Komogovina Monastery
- Interactive map of Komogovina Monastery

Monastery information
- Other name: Monastery of the Transfiguration of the Lord
- Denomination: Eastern Orthodox
- Established: 1693
- Diocese: Eparchy of Gornji Karlovac

Site
- Location: Komogovina
- Country: Croatia
- Coordinates: 45°18′07″N 16°22′34″E﻿ / ﻿45.302°N 16.376°E

= Komogovina Monastery =

Serbian Orthodox monastery near Petrinja, Croatia

The Komogovina Monastery was a Serbian Orthodox monastery in Komogovina, Croatia that was in operation between 1693 and 1777 and since then functioned as a parish church. It was destroyed in World War II.

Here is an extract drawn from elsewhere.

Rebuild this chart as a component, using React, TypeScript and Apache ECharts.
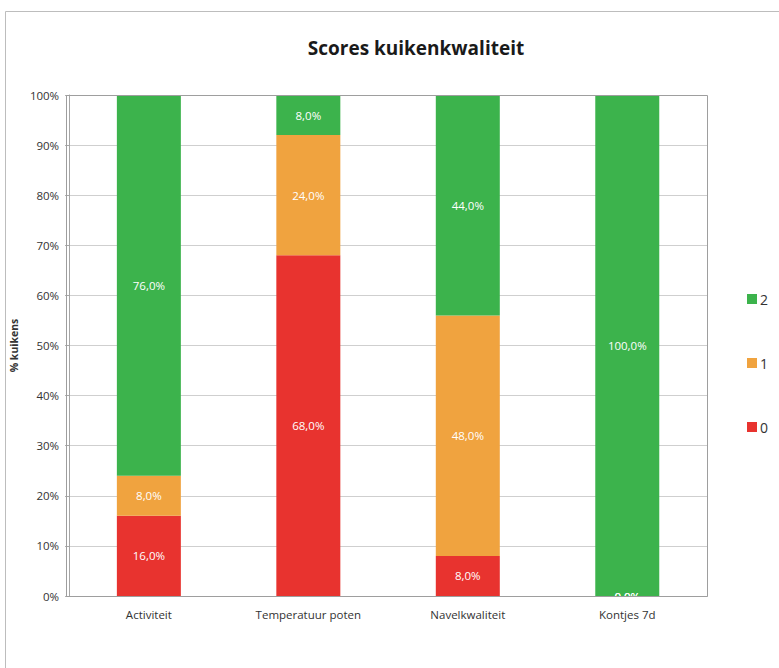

It was established by monks from Bosanska Krajina in the 17th century in 1693. Their earlier monastery below the Kozara Mountain was destroyed in war against the Ottoman Empire. Its first monks were Jovo Svilokos and Silvestar Prodanović while monk Atanasije Ljubojević managed to attain religious diploma recognizing monastery's spiritual guidance over the Orthodox Vlachs and Serbs in between the Kupa and Una rivers. Between 1715 and 1738 the monastery was the seat of the first three bishops of the historical Eparchy of Kostajnica, belonging to the Ugarković, Dimitrijević and Ljubibratić families. Bishop Andrijević oversaw the construction of present day church in the 1741-1749 period.

Due to its small size the monastery was closed down in 1777 and its possessions were transferred to the Gomirje Monastery and to Serbian Orthodox monasteries in the region of Banat where the majority of monks moved as well. The church was downgraded to a parish church. Local population opposed this decision and issued a People's Appeal against the abolition of monastery which was signed by two protopreslators, two governors, thirteen priests, and 117 delegates from 28 settlements.

The complex was heavily devastated by the Italian forces during World War II. Certain objects were saved earlier by the Museum of Arts and Crafts in Zagreb. Icons produced in the Komogovina Monastery are in specialized literature known as the Komogovina School. One of the relics saved in 1942 was the hand of the saint Teodor Tiron which survived burning by the Ottomans. After the end of World War II it remained in Zagreb where it was kept in silver box but it disappeared during the Croatian War of Independence.